Effetti civili del matrimonio, cosa cambia con la Riforma Cartabia

CATANIA –In tema di crisi familiare nell’ambito del procedimento di cui all’art.473-bis.51 c.p.c., è ammissibile il ricorso dei coniugi proposto con domanda congiunta e cumulata di separazione e di scioglimento o cessazione degli effetti civili del matrimonio” questo è il principio di diritto enunciato dalla Corte di Cassazione nella recentissima sentenza n. 28727 del 16 ottobre 2023.

Ma facciamo un passo indietro per comprendere meglio da dove trae origine la questione ad esso sottesa.

La ormai nota Riforma Cartabia (Dlgs 149/2022 in vigore dal 28 febbraio scorso) in ragione di una semplificazione e contestuale “risparmio di energie processuali”, tra le altre novità ha introdotto l’art. 473 bis. 49 cpc che con riferimento al giudizio contenzioso prevede espressamente la possibilità per i coniugi che intendano fruirne, di presentare, cumulativamente sia la domanda di separazione che di divorzio, fermo restando che la seconda domanda sia procedibile solo ove sia decorso il termine previsto ex lege in materia, a seconda dei casi, di sei o dodici mesi.

Tuttavia un’analoga possibilità non sarebbe stata prevista nell’abito di cui all’art. 473 bis.51 c.p.c. e quindi per i procedimenti su domanda congiunta. Ebbene l’assenza di una tale previsione ha dato adito a dubbi interpretativi tanto che la giurisprudenza si è interrogata circa l’ammissibilità o meno del cumulo delle suddette domande di separazione e divorzio proposte con ricorso consensuale. A riguardo fino a prima della sentenza in esame gli orientamenti della dottrina e della giurisprudenza di merito erano duplice e contrastanti: alcuni erano favorevoli all’ammissibilità del cumulo nei procedimenti non contenziosi, altri al contrario negavano tale possibilità asserendo che questa fosse prevista solo per i procedimenti contenziosi.

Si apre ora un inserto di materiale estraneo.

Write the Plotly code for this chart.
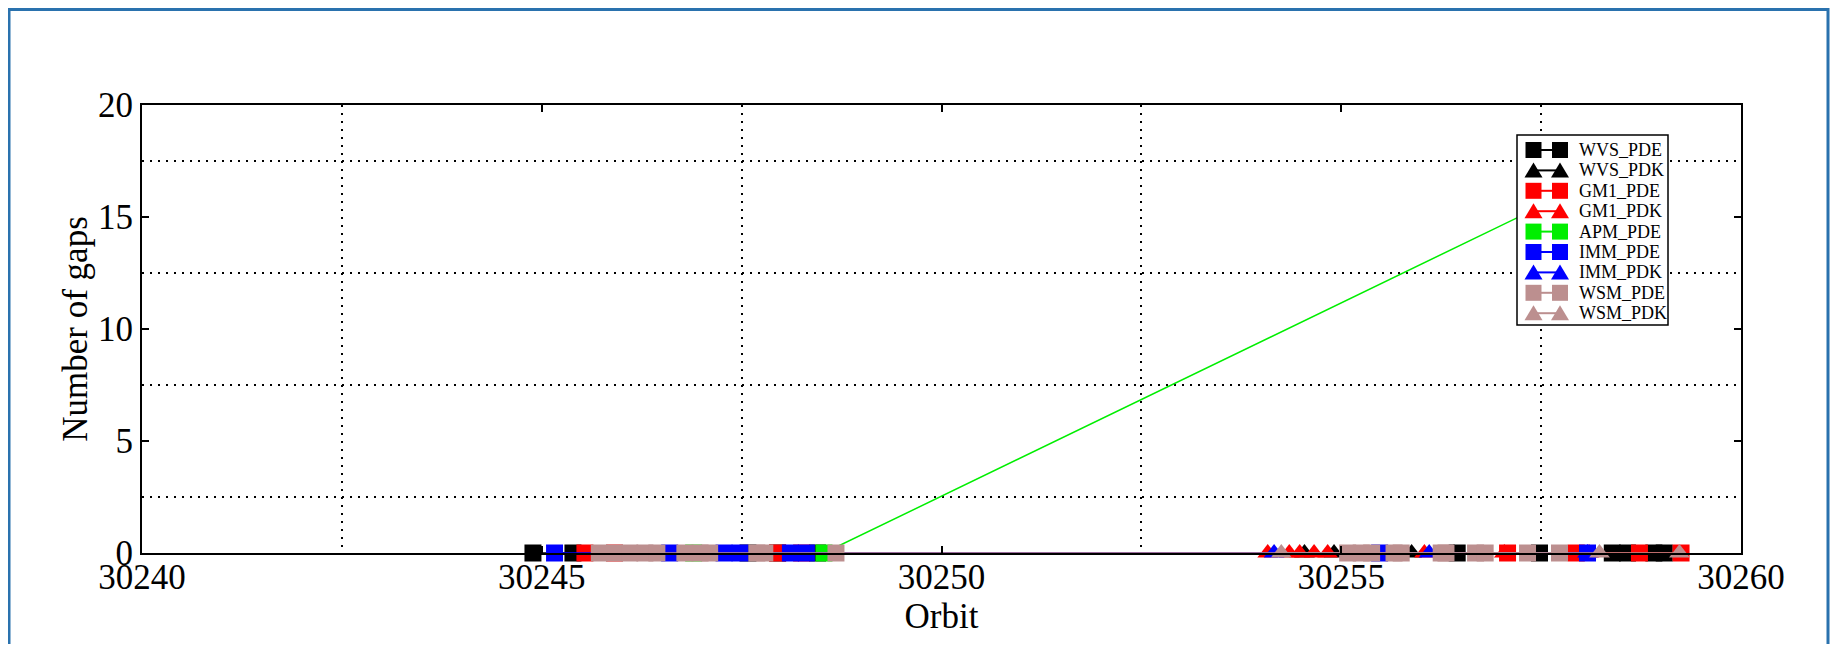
import plotly.graph_objects as go

# ---- data (orbit positions where gaps were recorded; y = number of gaps) ----
series_names = ["WVS_PDE", "WVS_PDK", "GM1_PDE", "GM1_PDK", "APM_PDE",
                "IMM_PDE", "IMM_PDK", "WSM_PDE", "WSM_PDK"]

wvs_pde_x = [30244.89, 30245.39, 30247.58, 30247.95, 30248.45,
             30256.45, 30257.48, 30258.39, 30258.58, 30258.91, 30259.04]
wvs_pde_y = [0, 0, 0, 0, 0, 0, 0, 0, 0, 0, 0]

wvs_pdk_x = [30254.54, 30254.91, 30255.88, 30256.41]
wvs_pdk_y = [0, 0, 0, 0]

gm1_pde_x = [30245.54, 30245.91, 30247.95, 30248.25,
             30257.08, 30257.94, 30258.73, 30259.25]
gm1_pde_y = [0, 0, 0, 0, 0, 0, 0, 0]

gm1_pdk_x = [30254.08, 30254.35, 30254.48, 30254.66, 30254.83,
             30256.04, 30257.04, 30258.10]
gm1_pdk_y = [0, 0, 0, 0, 0, 0, 0, 0]

apm_pde_x = [30246.90, 30248.53, 30257.80]
apm_pde_y = [0, 0, 16]

imm_pde_x = [30245.16, 30246.60, 30247.28, 30247.48, 30248.11, 30248.31,
             30255.48, 30258.08]
imm_pde_y = [0, 0, 0, 0, 0, 0, 0, 0]

imm_pdk_x = [30254.16, 30256.10, 30258.08]
imm_pdk_y = [0, 0, 0]

wsm_pde_x = [30245.72, 30245.91, 30246.10, 30246.29, 30246.44,
             30246.79, 30246.98, 30247.10, 30247.69, 30247.79, 30248.68,
             30255.08, 30255.25, 30255.38, 30255.66, 30255.75,
             30256.25, 30256.31, 30256.68, 30256.80, 30257.33, 30257.73]
wsm_pde_y = [0] * 22

wsm_pdk_x = [30254.25, 30258.23, 30259.23]
wsm_pdk_y = [0, 0, 0]

x_tick_vals = [30240, 30245, 30250, 30255, 30260]
y_tick_vals = [0, 5, 10, 15, 20]
x_grid_vals = [30242.5, 30247.5, 30252.5, 30257.5]
y_grid_vals = [2.5, 7.5, 12.5, 17.5]

# ---- styling ----
colors = {"WVS": "#000000", "GM1": "#ff0000", "APM": "#00ee00",
          "IMM": "#0000ff", "WSM": "#bc8f8f"}

data = [
    ("WVS_PDE", wvs_pde_x, wvs_pde_y),
    ("WVS_PDK", wvs_pdk_x, wvs_pdk_y),
    ("GM1_PDE", gm1_pde_x, gm1_pde_y),
    ("GM1_PDK", gm1_pdk_x, gm1_pdk_y),
    ("APM_PDE", apm_pde_x, apm_pde_y),
    ("IMM_PDE", imm_pde_x, imm_pde_y),
    ("IMM_PDK", imm_pdk_x, imm_pdk_y),
    ("WSM_PDE", wsm_pde_x, wsm_pde_y),
    ("WSM_PDK", wsm_pdk_x, wsm_pdk_y),
]

serif = "Liberation Serif, Times New Roman, serif"

# figure sized so the page (with the browser's 8px body margin) does not overflow
W, H = 1822, 636
L, R, T, B = 134, 89, 97, 91
PW, PH = W - L - R, H - T - B


def px_x(fx):
    return (fx - L) / PW


def px_y(fy):
    return (T + PH - fy) / PH


fig = go.Figure()
for name, xs, ys in data:
    c = colors[name[:3]]
    sym = "square" if name.endswith("PDE") else "triangle-up"
    fig.add_trace(go.Scatter(
        x=xs, y=ys, name=name, mode="lines+markers",
        line=dict(color=c, width=1.5),
        marker=dict(symbol=sym, size=17 if sym == "square" else 18,
                    color=c, line=dict(width=0)),
        cliponaxis=False, showlegend=False,
    ))

axis_common = dict(
    showline=True, linecolor="black", linewidth=2, mirror="ticks",
    ticks="inside", ticklen=7, tickwidth=1.5, tickcolor="black",
    showgrid=False, zeroline=False,
    tickfont=dict(family=serif, size=35, color="black"),
    title_font=dict(family=serif, size=35, color="black"),
)

grid_style = dict(showgrid=True, gridcolor="black", griddash="2px,6px",
                  gridwidth=2, ticks="")

fig.update_xaxes(
    range=[30240, 30260], tickvals=x_tick_vals,
    ticktext=[str(v) for v in x_tick_vals],
    ticklabelstandoff=-8,
    title_text="Orbit", title_standoff=0,
    minor=dict(tickvals=x_grid_vals, **grid_style),
    **axis_common,
)
fig.update_yaxes(
    range=[0, 20], tickvals=y_tick_vals,
    ticktext=[str(v) for v in y_tick_vals],
    title_text="Number of gaps", title_standoff=0,
    minor=dict(tickvals=y_grid_vals, **grid_style),
    **axis_common,
)

# ---- page border and hand-drawn legend (Grace style) ----
shapes = [dict(
    type="rect", xref="paper", yref="paper",
    x0=px_x(1), x1=px_x(W - 2), y0=px_y(H + 40), y1=px_y(1.5),
    line=dict(color="#2a72ae", width=3), layer="below",
)]
annotations = []

box_x0, box_x1, box_y0, box_y1 = 1509, 1660, 127, 317
shapes.append(dict(type="rect", xref="paper", yref="paper",
                   x0=px_x(box_x0), x1=px_x(box_x1),
                   y0=px_y(box_y1), y1=px_y(box_y0),
                   line=dict(color="black", width=1.5), fillcolor="white",
                   layer="above"))

row0, row_gap = 142, 20.4
g_left, g_right, text_x = 1525.5, 1552, 1569
for i, name in enumerate(series_names):
    c = colors[name[:3]]
    cy = row0 + i * row_gap
    shapes.append(dict(type="line", xref="paper", yref="paper",
                       x0=px_x(g_left), x1=px_x(g_right),
                       y0=px_y(cy), y1=px_y(cy),
                       line=dict(color=c, width=2), layer="above"))
    for cx in (g_left, g_right):
        if name.endswith("PDE"):
            shapes.append(dict(type="rect", xref="paper", yref="paper",
                               x0=px_x(cx - 8), x1=px_x(cx + 8),
                               y0=px_y(cy + 8), y1=px_y(cy - 8),
                               line=dict(width=0), fillcolor=c,
                               layer="above"))
        else:
            path = "M {:.5f},{:.5f} L {:.5f},{:.5f} L {:.5f},{:.5f} Z".format(
                px_x(cx - 9), px_y(cy + 7), px_x(cx + 9), px_y(cy + 7),
                px_x(cx), px_y(cy - 8))
            shapes.append(dict(type="path", xref="paper", yref="paper",
                               path=path, line=dict(width=0), fillcolor=c,
                               layer="above"))
    annotations.append(dict(
        text=name, xref="paper", yref="paper",
        x=px_x(text_x), y=px_y(cy), xanchor="left", yanchor="middle",
        showarrow=False, font=dict(family=serif, size=18, color="black"),
    ))

fig.update_layout(
    width=W, height=H,
    margin=dict(l=L, r=R, t=T, b=B),
    paper_bgcolor="white", plot_bgcolor="white",
    showlegend=False,
    shapes=shapes, annotations=annotations,
)

fig.write_html("out.html")
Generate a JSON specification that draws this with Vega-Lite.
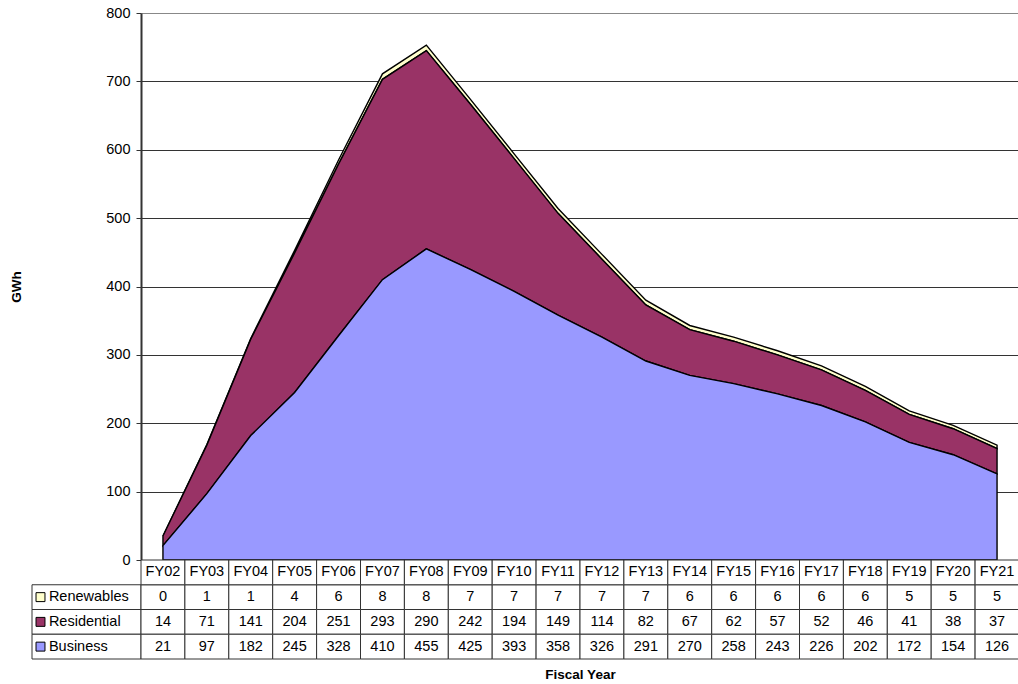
{
  "$schema": "https://vega.github.io/schema/vega-lite/v6.json",
  "padding": {"left": 9, "top": 5, "right": 0, "bottom": 0},
  "bounds": "flush",
  "columns": 2,
  "spacing": 0,
  "datasets": {
    "d": [
      {"fy": "FY02", "series": "Renewables", "value": 0},
      {"fy": "FY03", "series": "Renewables", "value": 1},
      {"fy": "FY04", "series": "Renewables", "value": 1},
      {"fy": "FY05", "series": "Renewables", "value": 4},
      {"fy": "FY06", "series": "Renewables", "value": 6},
      {"fy": "FY07", "series": "Renewables", "value": 8},
      {"fy": "FY08", "series": "Renewables", "value": 8},
      {"fy": "FY09", "series": "Renewables", "value": 7},
      {"fy": "FY10", "series": "Renewables", "value": 7},
      {"fy": "FY11", "series": "Renewables", "value": 7},
      {"fy": "FY12", "series": "Renewables", "value": 7},
      {"fy": "FY13", "series": "Renewables", "value": 7},
      {"fy": "FY14", "series": "Renewables", "value": 6},
      {"fy": "FY15", "series": "Renewables", "value": 6},
      {"fy": "FY16", "series": "Renewables", "value": 6},
      {"fy": "FY17", "series": "Renewables", "value": 6},
      {"fy": "FY18", "series": "Renewables", "value": 6},
      {"fy": "FY19", "series": "Renewables", "value": 5},
      {"fy": "FY20", "series": "Renewables", "value": 5},
      {"fy": "FY21", "series": "Renewables", "value": 5},
      {"fy": "FY02", "series": "Residential", "value": 14},
      {"fy": "FY03", "series": "Residential", "value": 71},
      {"fy": "FY04", "series": "Residential", "value": 141},
      {"fy": "FY05", "series": "Residential", "value": 204},
      {"fy": "FY06", "series": "Residential", "value": 251},
      {"fy": "FY07", "series": "Residential", "value": 293},
      {"fy": "FY08", "series": "Residential", "value": 290},
      {"fy": "FY09", "series": "Residential", "value": 242},
      {"fy": "FY10", "series": "Residential", "value": 194},
      {"fy": "FY11", "series": "Residential", "value": 149},
      {"fy": "FY12", "series": "Residential", "value": 114},
      {"fy": "FY13", "series": "Residential", "value": 82},
      {"fy": "FY14", "series": "Residential", "value": 67},
      {"fy": "FY15", "series": "Residential", "value": 62},
      {"fy": "FY16", "series": "Residential", "value": 57},
      {"fy": "FY17", "series": "Residential", "value": 52},
      {"fy": "FY18", "series": "Residential", "value": 46},
      {"fy": "FY19", "series": "Residential", "value": 41},
      {"fy": "FY20", "series": "Residential", "value": 38},
      {"fy": "FY21", "series": "Residential", "value": 37},
      {"fy": "FY02", "series": "Business", "value": 21},
      {"fy": "FY03", "series": "Business", "value": 97},
      {"fy": "FY04", "series": "Business", "value": 182},
      {"fy": "FY05", "series": "Business", "value": 245},
      {"fy": "FY06", "series": "Business", "value": 328},
      {"fy": "FY07", "series": "Business", "value": 410},
      {"fy": "FY08", "series": "Business", "value": 455},
      {"fy": "FY09", "series": "Business", "value": 425},
      {"fy": "FY10", "series": "Business", "value": 393},
      {"fy": "FY11", "series": "Business", "value": 358},
      {"fy": "FY12", "series": "Business", "value": 326},
      {"fy": "FY13", "series": "Business", "value": 291},
      {"fy": "FY14", "series": "Business", "value": 270},
      {"fy": "FY15", "series": "Business", "value": 258},
      {"fy": "FY16", "series": "Business", "value": 243},
      {"fy": "FY17", "series": "Business", "value": 226},
      {"fy": "FY18", "series": "Business", "value": 202},
      {"fy": "FY19", "series": "Business", "value": 172},
      {"fy": "FY20", "series": "Business", "value": 154},
      {"fy": "FY21", "series": "Business", "value": 126}
    ]
  },
  "concat": [
    {
      "width": 109,
      "height": 547,
      "data": {"values": []},
      "mark": "point",
      "encoding": {}
    },
    {
      "width": 878,
      "height": 547,
      "data": {"name": "d"},
      "transform": [{"calculate": "indexof(['Business','Residential','Renewables'], datum.series)", "as": "stackOrder"}],
      "mark": {"type": "area", "stroke": "black", "strokeWidth": 1.4, "opacity": 1, "fillOpacity": 1},
      "encoding": {
        "x": {"field": "fy", "type": "ordinal", "scale": {"type": "point", "padding": 0.5}, "axis": null},
        "y": {
          "field": "value",
          "type": "quantitative",
          "stack": "zero",
          "scale": {"domain": [0, 800], "nice": false},
          "axis": {
            "values": [0, 100, 200, 300, 400, 500, 600, 700, 800],
            "title": "GWh",
            "titleX": -118,
            "titleFontWeight": "bold",
            "titleFontSize": 13.5,
            "titleColor": "black",
            "labelFontSize": 14.5,
            "labelColor": "black",
            "labelPadding": 6,
            "tickSize": 5,
            "tickColor": "#333",
            "domainColor": "#333",
            "domainWidth": 2,
            "grid": true,
            "gridColor": {"condition": {"test": "datum.value == 800", "value": "#888"}, "value": "#333"},
            "gridWidth": 1,
            "gridOpacity": 1
          }
        },
        "order": {"field": "stackOrder", "type": "quantitative", "sort": "ascending"},
        "color": {
          "field": "series",
          "type": "nominal",
          "scale": {"domain": ["Business", "Residential", "Renewables"], "range": ["#9999FF", "#993366", "#FFFFCC"]},
          "legend": null
        }
      }
    },
    {
      "width": 109,
      "height": 99,
      "data": {"name": "d"},
      "transform": [{"filter": "datum.fy == 'FY02'"}],
      "encoding": {
        "y": {
          "field": "series",
          "type": "nominal",
          "scale": {"domain": ["FY", "Renewables", "Residential", "Business"], "paddingInner": 0, "paddingOuter": 0},
          "axis": null
        }
      },
      "layer": [
        {"mark": {"type": "rect", "fill": "white", "stroke": "#333", "strokeWidth": 1}},
        {
          "mark": {"type": "point", "shape": "square", "size": 80, "filled": true, "stroke": "black", "strokeWidth": 1, "opacity": 1},
          "encoding": {
            "x": {"datum": 0.078, "type": "quantitative", "scale": {"domain": [0, 1], "nice": false, "zero": false}, "axis": null},
            "fill": {
              "field": "series",
              "type": "nominal",
              "scale": {"domain": ["Business", "Residential", "Renewables"], "range": ["#9999FF", "#993366", "#FFFFCC"]},
              "legend": null
            }
          }
        },
        {
          "mark": {"type": "text", "align": "left", "baseline": "middle", "fontSize": 14.5, "color": "black"},
          "encoding": {
            "x": {"datum": 0.155, "type": "quantitative"},
            "text": {"field": "series"}
          }
        }
      ]
    },
    {
      "width": 878,
      "height": 99,
      "data": {"name": "d"},
      "encoding": {
        "x": {
          "field": "fy",
          "type": "ordinal",
          "scale": {"paddingInner": 0, "paddingOuter": 0},
          "axis": {"labels": false, "ticks": false, "domain": false, "title": "Fiscal Year", "titleFontWeight": "bold", "titleFontSize": 13.5, "titleColor": "black", "titlePadding": 8}
        }
      },
      "layer": [
        {
          "mark": {"type": "rect", "fill": "white", "stroke": "#333", "strokeWidth": 1},
          "encoding": {
            "y": {
              "field": "series",
              "type": "nominal",
              "scale": {"domain": ["FY", "Renewables", "Residential", "Business"], "paddingInner": 0, "paddingOuter": 0},
              "axis": null
            }
          }
        },
        {
          "transform": [{"filter": "datum.series == 'Business'"}],
          "mark": {"type": "rect", "fill": "white", "stroke": "#333", "strokeWidth": 1},
          "encoding": {"y": {"datum": "FY", "type": "nominal"}}
        },
        {
          "mark": {"type": "text", "baseline": "middle", "fontSize": 14.5, "color": "black"},
          "encoding": {
            "y": {"field": "series", "type": "nominal"},
            "text": {"field": "value", "type": "quantitative"}
          }
        },
        {
          "transform": [{"filter": "datum.series == 'Business'"}],
          "mark": {"type": "text", "baseline": "middle", "fontSize": 14.5, "color": "black"},
          "encoding": {
            "y": {"datum": "FY", "type": "nominal"},
            "text": {"field": "fy"}
          }
        }
      ]
    }
  ],
  "config": {
    "view": {"stroke": null},
    "font": "Liberation Sans",
    "background": "white"
  }
}
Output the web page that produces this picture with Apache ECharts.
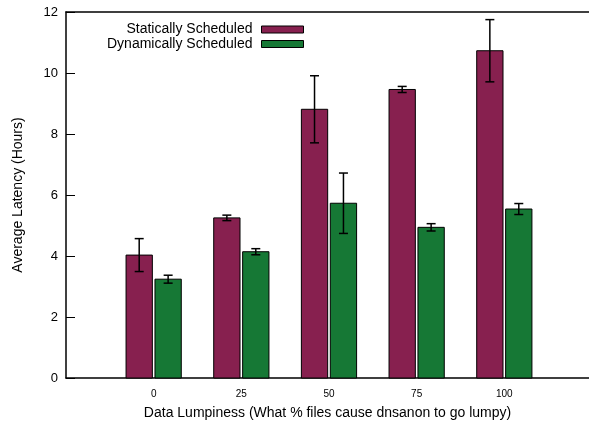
<!DOCTYPE html>
<html><head><meta charset="utf-8">
<script src="https://cdn.jsdelivr.net/npm/echarts@6/dist/echarts.min.js"></script>
<style>html,body{margin:0;padding:0;background:#fff;overflow:hidden}#c{width:589px;height:421px}</style>
</head><body><div id="c"></div>
<script>
const categories = ['0', '25', '50', '75', '100'];
const staticVals = [4.03, 5.25, 8.81, 9.46, 10.73];
const staticErr = [0.54, 0.09, 1.10, 0.10, 1.02];
const dynamicVals = [3.24, 4.14, 5.73, 4.94, 5.54];
const dynamicErr = [0.13, 0.10, 0.99, 0.12, 0.18];
const yTicks = [0, 2, 4, 6, 8, 10, 12];

const FONT = 'Liberation Sans, Arial, sans-serif';
const chart = echarts.init(document.getElementById('c'), null, {renderer: 'canvas', width: 589, height: 421});

function makeRender(offset, color) {
  return function (params, api) {
    const x = api.value(0), v = api.value(1), e = api.value(2);
    const w = api.size([0.3, 0])[0];
    const base = api.coord([x + offset, 0]);
    const top = api.coord([x + offset, v]);
    const hi = api.coord([x + offset, v + e]);
    const lo = api.coord([x + offset, v - e]);
    const cx = base[0];
    const cap = 4.5;
    return {
      type: 'group',
      children: [
        {type: 'rect', shape: {x: cx - w / 2, y: top[1], width: w, height: base[1] - top[1]},
         style: {fill: color, stroke: '#000', lineWidth: 1}},
        {type: 'line', shape: {x1: cx, y1: hi[1], x2: cx, y2: lo[1]}, style: {stroke: '#000', lineWidth: 1.5}},
        {type: 'line', shape: {x1: cx - cap, y1: hi[1], x2: cx + cap, y2: hi[1]}, style: {stroke: '#000', lineWidth: 1.5}},
        {type: 'line', shape: {x1: cx - cap, y1: lo[1], x2: cx + cap, y2: lo[1]}, style: {stroke: '#000', lineWidth: 1.5}}
      ]
    };
  };
}

const C1 = '#87204f', C2 = '#167835';
const legendBase = {
  orient: 'vertical', right: 285, align: 'right', itemWidth: 42, itemHeight: 7,
  itemGap: 0, icon: 'rect', padding: 0,
  textStyle: {fontFamily: FONT, fontSize: 14, lineHeight: 14, color: '#000', padding: [0, 4, 0, 0]}
};

chart.setOption({
  animation: false,
  textStyle: {fontFamily: FONT},
  grid: {left: 66, top: 12, right: 0, bottom: 43, containLabel: false, outerBoundsMode: 'none'},
  legend: [
    Object.assign({}, legendBase, {top: 22.5, data: [{name: 'Statically Scheduled', itemStyle: {color: C1, borderColor: '#000', borderWidth: 1}}]}),
    Object.assign({}, legendBase, {top: 37, data: [{name: 'Dynamically Scheduled', itemStyle: {color: C2, borderColor: '#000', borderWidth: 1}}]})
  ],
  xAxis: [{
    type: 'value', min: -1, max: 4.966, interval: 1,
    axisLine: {show: true, onZero: false, lineStyle: {color: '#000', width: 1.5}},
    axisTick: {show: false}, splitLine: {show: false},
    axisLabel: {fontFamily: FONT, fontSize: 10, color: '#000', margin: 11, showMaxLabel: false,
      formatter: v => (categories[v] !== undefined ? categories[v] : '')},
    name: 'Data Lumpiness (What % files cause dnsanon to go lumpy)', nameLocation: 'middle', nameGap: 28,
    nameTextStyle: {fontFamily: FONT, fontSize: 14, color: '#000'}
  }, {
    type: 'value', position: 'top', min: -1, max: 4.966,
    axisLine: {show: true, onZero: false, lineStyle: {color: '#000', width: 1.5}},
    axisTick: {show: false}, axisLabel: {show: false}, splitLine: {show: false}
  }],
  yAxis: {
    type: 'value', min: yTicks[0], max: yTicks[yTicks.length - 1], interval: 2,
    axisLine: {show: true, onZero: false, lineStyle: {color: '#000', width: 1.5}},
    axisTick: {show: true, inside: true, length: 9, lineStyle: {color: '#000', width: 1}},
    splitLine: {show: false},
    axisLabel: {fontFamily: FONT, fontSize: 13, color: '#000', margin: 8},
    name: 'Average Latency (Hours)', nameLocation: 'middle', nameGap: 41,
    nameTextStyle: {fontFamily: FONT, fontSize: 14, color: '#000'}
  },
  series: [
    {name: 'Statically Scheduled', type: 'custom', itemStyle: {color: C1},
     renderItem: makeRender(-0.165, C1),
     data: staticVals.map((v, i) => [i, v, staticErr[i]])},
    {name: 'Dynamically Scheduled', type: 'custom', itemStyle: {color: C2},
     renderItem: makeRender(0.165, C2),
     data: dynamicVals.map((v, i) => [i, v, dynamicErr[i]])}
  ]
});
</script></body></html>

Ebbene la Corte adita dal Tribunale di Treviso per dirimere i dubbi interpretativi, ha ammesso la possibilità del cumulo sulla base di una serie di argomentazioni da un punto di vista sistematico oltre che letterale.

Infatti fermo restando che il codice tra le disposizioni in generale prevede il cumulo oggettivo nulla osterebbe a che un tale principio possa applicarsi a quelle di divorzio stante il fatto che queste domande sarebbero connesse in merito alla causa petendi volta a regolare una crisi matrimoniale irreversibile. Da un punto di vista letterale invece, nonostante il legislatore abbia disciplinato espressamente solo il cumulo delle domande nei procedimenti contenziosi, utilizzando il plurale nell’art. 473 bis.51 c.p.c. avrebbe “implicitamente” previsto in realtà un’unicità del ricorso in caso di domanda congiunta ammettendo di fatto il cumulo stesso.

A questo si aggiunga che come rileva la Corte nella sentenza, non sarebbe ostativa alla proposizione del cumulo delle due domande neppure la circostanza secondo la quale la procedibilità della domanda congiunta di divorzio ai sensi della legge in materia (L. 898/1970) possa essere decisa solo dopo il passaggio in giudicato della sentenza di separazione sempre che sia decorso il summenzionato termine, dato che questo debba essere ugualmente rispettato anche in assenza del cumulo in esame.

Quanto infine alla questione sollevata circa l’operatività di una deroga al principio di indisponibilità dei diritti in materia matrimoniale si rileva che nei procedimenti di separazione e divorzio, siano essi congiunti o contenziosi le parti propongono le loro domande all’organo giudiziario formulando le relative conclusioni, non disponendo come appare ovvio anticipatamente dei relativi status. La domanda di divorzio congiunta, come affermato dalla stessa Corte in precedenti pronunce, avrebbe natura meramente ricognitiva con riferimento ai presupposti necessari per lo scioglimento del vincolo coniugale, e pertanto non si configurerebbe alcuna ipotesi di «divorzio consensuale», dato che il giudice non è condizionato al consenso dei coniugi, ma deve solo verificare la sussistenza dei presupposti per la pronuncia. L’accordo dei coniugi in tale sede infatti avrà valore negoziale esclusivamente per quanto concerne i figli e i rapporti economici, nel merito dei quali il tribunale potrà entrare solo in caso di contrasto a norme inderogabili e all’interesse dei figli.